Advantages of the treatment

  • It usually is an effective treatment.

Disadvantages of the treatment

  • The treatment usually requires a local anesthetic.
  • Occasionally, a change of color or an infection of the skin may occur.
  • There is a possibility of scaring.

Radiotherapy
This therapy uses X-rays to destroy damaged cells. Usually the affected area needs to be treated several times to reach a dose that is effective, depending on the size and stage of the squamous cell carcinoma. Therefore the therapy might last several weeks.

Advantages of the treatment

  • This treatment has a good cure rate.
  • It is good for elderly patients who are not physically able to undergo surgery.
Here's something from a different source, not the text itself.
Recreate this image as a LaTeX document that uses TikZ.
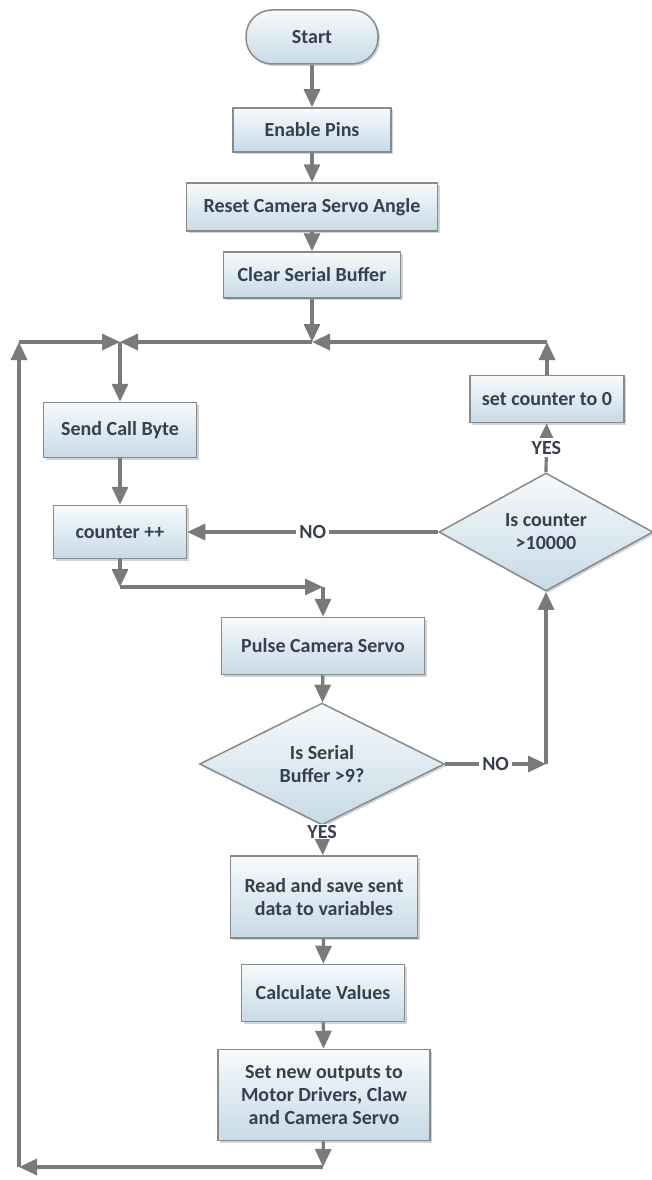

Disadvantages of the treatment

  • There is a risk of scarring.
  • There are several treatment sessions required.

Other Treatments
Laser
Affected cells are destroyed by the laser.

Interferon alfa
Interferon alpha is not yet an approved treatment for squamous cell carcinoma, although at the moment there are ongoing trials with interferon alpha for treating squamous cell carcinoma. Usually it is injected directly into the affected area and should support the immune defense system. Unfortunately this therapy is connected with several disturbing side effects e.g. flu-like symptoms such as fever, drowsiness and nausea. Sometimes it may also cause a reduction of white, sometimes even red blood cells.

What are the chances of being cured?


The cure rates depend on the size and aggressiveness. Usually the cure rates for squamous cell carcinomas of 2 - 3 cm in diameter is about 90 %. Of course the more advanced a squamous cell carcinoma is, the worse the cure rates will be. Therefore do not hesitate if you have a suspicious area on your skin: go see a dermatologist or physician to be certain.

The risk of the carcinoma spreading to other parts of the body depends on the site where it occurred. The risk of spreading varies from 1 to 50%. Squamous cell carcinomas that appear on the lip, ears and palm or sole have a high potential for spreading.